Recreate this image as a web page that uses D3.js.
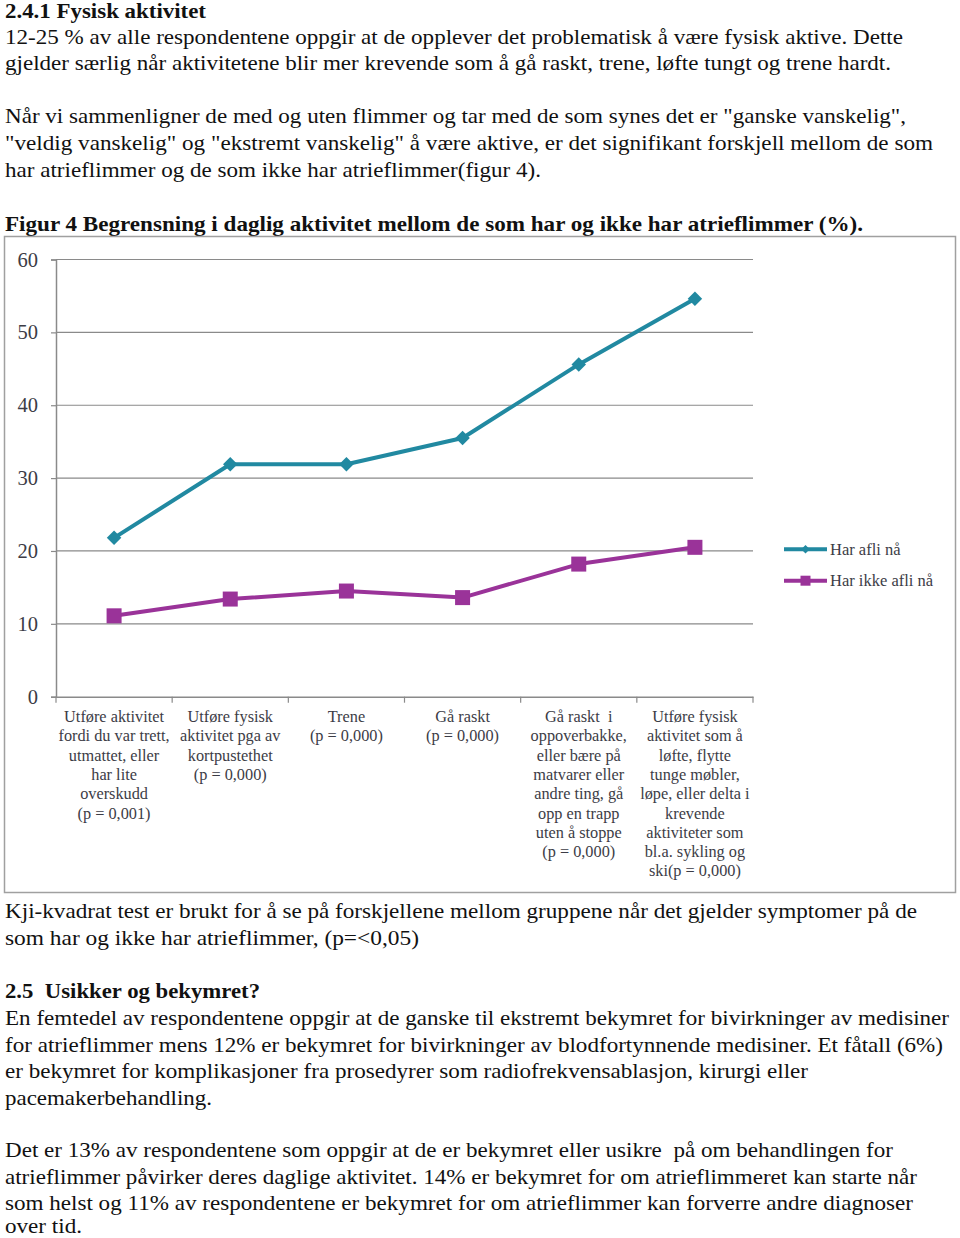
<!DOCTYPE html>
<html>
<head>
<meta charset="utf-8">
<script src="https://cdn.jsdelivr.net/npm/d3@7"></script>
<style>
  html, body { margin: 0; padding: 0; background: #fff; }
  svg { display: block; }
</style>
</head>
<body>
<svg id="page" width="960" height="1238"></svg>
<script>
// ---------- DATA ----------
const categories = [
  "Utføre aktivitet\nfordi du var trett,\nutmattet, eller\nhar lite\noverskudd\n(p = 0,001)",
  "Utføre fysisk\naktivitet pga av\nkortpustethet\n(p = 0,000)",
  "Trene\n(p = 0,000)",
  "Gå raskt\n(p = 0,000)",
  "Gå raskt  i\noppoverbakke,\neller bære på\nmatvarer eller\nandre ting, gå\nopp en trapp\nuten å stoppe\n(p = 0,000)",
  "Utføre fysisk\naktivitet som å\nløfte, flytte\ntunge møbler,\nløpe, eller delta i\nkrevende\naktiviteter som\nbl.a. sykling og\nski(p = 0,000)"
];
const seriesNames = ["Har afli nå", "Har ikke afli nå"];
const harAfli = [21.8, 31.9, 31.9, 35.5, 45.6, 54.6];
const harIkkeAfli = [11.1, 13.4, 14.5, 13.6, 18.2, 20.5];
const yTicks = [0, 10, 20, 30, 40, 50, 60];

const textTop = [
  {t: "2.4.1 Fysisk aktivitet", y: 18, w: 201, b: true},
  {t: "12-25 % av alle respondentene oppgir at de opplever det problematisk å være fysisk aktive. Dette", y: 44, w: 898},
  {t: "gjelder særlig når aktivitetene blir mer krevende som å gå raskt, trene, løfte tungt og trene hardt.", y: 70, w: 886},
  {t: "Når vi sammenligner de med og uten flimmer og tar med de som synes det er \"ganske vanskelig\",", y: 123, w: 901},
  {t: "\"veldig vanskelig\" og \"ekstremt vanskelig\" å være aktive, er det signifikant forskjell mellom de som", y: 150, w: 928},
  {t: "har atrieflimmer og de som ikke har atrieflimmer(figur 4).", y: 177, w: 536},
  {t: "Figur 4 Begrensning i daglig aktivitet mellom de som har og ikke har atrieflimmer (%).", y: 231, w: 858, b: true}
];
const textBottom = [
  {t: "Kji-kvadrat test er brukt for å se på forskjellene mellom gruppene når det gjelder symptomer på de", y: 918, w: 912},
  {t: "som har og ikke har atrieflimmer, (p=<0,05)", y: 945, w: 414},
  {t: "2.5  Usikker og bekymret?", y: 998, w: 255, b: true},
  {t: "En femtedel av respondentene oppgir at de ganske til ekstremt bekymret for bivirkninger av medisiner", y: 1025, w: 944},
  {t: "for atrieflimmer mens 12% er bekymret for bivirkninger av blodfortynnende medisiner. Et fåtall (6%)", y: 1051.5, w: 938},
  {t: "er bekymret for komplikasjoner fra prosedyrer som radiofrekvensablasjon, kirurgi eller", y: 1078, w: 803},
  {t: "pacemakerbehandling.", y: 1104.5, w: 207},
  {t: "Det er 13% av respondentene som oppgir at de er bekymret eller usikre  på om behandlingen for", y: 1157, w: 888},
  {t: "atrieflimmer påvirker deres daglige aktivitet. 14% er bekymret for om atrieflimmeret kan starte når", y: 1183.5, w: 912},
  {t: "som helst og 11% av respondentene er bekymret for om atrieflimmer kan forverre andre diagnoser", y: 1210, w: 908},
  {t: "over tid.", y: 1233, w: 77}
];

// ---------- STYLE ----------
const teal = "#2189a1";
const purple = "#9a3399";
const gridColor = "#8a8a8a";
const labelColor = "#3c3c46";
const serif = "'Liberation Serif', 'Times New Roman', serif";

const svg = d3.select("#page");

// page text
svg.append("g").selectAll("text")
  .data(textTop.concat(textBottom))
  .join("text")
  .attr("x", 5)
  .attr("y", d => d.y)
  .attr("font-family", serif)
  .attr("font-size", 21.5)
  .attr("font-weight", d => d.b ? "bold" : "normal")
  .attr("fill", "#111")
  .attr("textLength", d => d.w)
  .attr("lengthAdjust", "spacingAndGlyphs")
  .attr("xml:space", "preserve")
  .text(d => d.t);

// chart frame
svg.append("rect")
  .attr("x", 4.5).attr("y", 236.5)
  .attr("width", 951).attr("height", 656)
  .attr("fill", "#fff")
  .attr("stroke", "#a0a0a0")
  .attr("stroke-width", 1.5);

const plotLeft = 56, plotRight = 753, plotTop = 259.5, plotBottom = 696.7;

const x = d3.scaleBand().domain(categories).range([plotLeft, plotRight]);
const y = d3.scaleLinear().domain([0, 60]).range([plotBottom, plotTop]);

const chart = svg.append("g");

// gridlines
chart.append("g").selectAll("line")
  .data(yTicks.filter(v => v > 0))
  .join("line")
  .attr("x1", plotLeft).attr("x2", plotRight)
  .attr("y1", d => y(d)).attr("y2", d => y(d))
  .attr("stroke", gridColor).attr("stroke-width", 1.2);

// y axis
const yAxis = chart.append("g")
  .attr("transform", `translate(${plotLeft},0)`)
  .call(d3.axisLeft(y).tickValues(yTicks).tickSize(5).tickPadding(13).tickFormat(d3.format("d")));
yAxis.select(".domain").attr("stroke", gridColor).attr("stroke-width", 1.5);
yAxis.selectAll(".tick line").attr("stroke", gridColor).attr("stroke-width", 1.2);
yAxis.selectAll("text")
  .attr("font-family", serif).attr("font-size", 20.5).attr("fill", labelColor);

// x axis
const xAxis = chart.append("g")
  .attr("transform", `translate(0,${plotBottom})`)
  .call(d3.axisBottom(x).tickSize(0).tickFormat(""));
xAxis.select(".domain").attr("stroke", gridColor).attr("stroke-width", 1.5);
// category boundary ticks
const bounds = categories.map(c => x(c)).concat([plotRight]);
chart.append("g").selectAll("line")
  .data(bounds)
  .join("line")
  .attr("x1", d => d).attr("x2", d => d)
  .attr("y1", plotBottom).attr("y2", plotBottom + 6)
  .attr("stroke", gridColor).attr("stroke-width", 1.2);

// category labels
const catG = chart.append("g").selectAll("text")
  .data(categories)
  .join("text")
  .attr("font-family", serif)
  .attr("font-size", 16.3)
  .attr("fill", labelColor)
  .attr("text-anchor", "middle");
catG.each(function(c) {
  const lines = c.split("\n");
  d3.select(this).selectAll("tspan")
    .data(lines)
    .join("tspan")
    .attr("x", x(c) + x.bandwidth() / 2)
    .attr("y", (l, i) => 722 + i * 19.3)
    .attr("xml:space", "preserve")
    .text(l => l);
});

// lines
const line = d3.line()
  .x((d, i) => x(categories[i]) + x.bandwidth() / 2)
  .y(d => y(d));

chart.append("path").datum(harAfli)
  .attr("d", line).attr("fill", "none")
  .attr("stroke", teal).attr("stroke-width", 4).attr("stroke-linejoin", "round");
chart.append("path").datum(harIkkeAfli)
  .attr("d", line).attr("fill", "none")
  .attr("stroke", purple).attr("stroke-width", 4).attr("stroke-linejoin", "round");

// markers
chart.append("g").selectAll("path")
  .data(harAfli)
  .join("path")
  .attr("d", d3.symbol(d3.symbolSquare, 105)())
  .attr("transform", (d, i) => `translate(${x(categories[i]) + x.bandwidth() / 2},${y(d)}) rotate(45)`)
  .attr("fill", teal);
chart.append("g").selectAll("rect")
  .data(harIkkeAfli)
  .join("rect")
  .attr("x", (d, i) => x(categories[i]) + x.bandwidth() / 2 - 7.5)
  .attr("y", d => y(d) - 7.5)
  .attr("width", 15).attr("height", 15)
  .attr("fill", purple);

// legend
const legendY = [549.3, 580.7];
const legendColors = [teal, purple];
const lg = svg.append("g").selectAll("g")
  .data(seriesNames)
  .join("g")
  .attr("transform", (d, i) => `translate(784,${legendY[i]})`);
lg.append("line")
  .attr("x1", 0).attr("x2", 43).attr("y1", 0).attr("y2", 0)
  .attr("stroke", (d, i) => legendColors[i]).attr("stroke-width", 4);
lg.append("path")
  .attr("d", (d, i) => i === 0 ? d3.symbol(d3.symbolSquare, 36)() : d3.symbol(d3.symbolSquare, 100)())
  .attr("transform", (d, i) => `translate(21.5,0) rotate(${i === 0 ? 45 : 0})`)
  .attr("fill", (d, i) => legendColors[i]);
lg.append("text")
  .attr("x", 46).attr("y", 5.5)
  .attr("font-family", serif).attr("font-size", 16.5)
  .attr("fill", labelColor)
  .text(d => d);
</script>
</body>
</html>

==*==

- **Aim of the exercise**
With the pictures left out, restate word for word every line of the data above, from the first down to the line that contains "const yTicks = [0, 10, 20, 30, 40, 50, 60];".

- **Response to this exercise**
Recreate this image as a web page that uses D3.js.
<!DOCTYPE html>
<html>
<head>
<meta charset="utf-8">
<script src="https://cdn.jsdelivr.net/npm/d3@7"></script>
<style>
  html, body { margin: 0; padding: 0; background: #fff; }
  svg { display: block; }
</style>
</head>
<body>
<svg id="page" width="960" height="1238"></svg>
<script>
// ---------- DATA ----------
const categories = [
  "Utføre aktivitet\nfordi du var trett,\nutmattet, eller\nhar lite\noverskudd\n(p = 0,001)",
  "Utføre fysisk\naktivitet pga av\nkortpustethet\n(p = 0,000)",
  "Trene\n(p = 0,000)",
  "Gå raskt\n(p = 0,000)",
  "Gå raskt  i\noppoverbakke,\neller bære på\nmatvarer eller\nandre ting, gå\nopp en trapp\nuten å stoppe\n(p = 0,000)",
  "Utføre fysisk\naktivitet som å\nløfte, flytte\ntunge møbler,\nløpe, eller delta i\nkrevende\naktiviteter som\nbl.a. sykling og\nski(p = 0,000)"
];
const seriesNames = ["Har afli nå", "Har ikke afli nå"];
const harAfli = [21.8, 31.9, 31.9, 35.5, 45.6, 54.6];
const harIkkeAfli = [11.1, 13.4, 14.5, 13.6, 18.2, 20.5];
const yTicks = [0, 10, 20, 30, 40, 50, 60];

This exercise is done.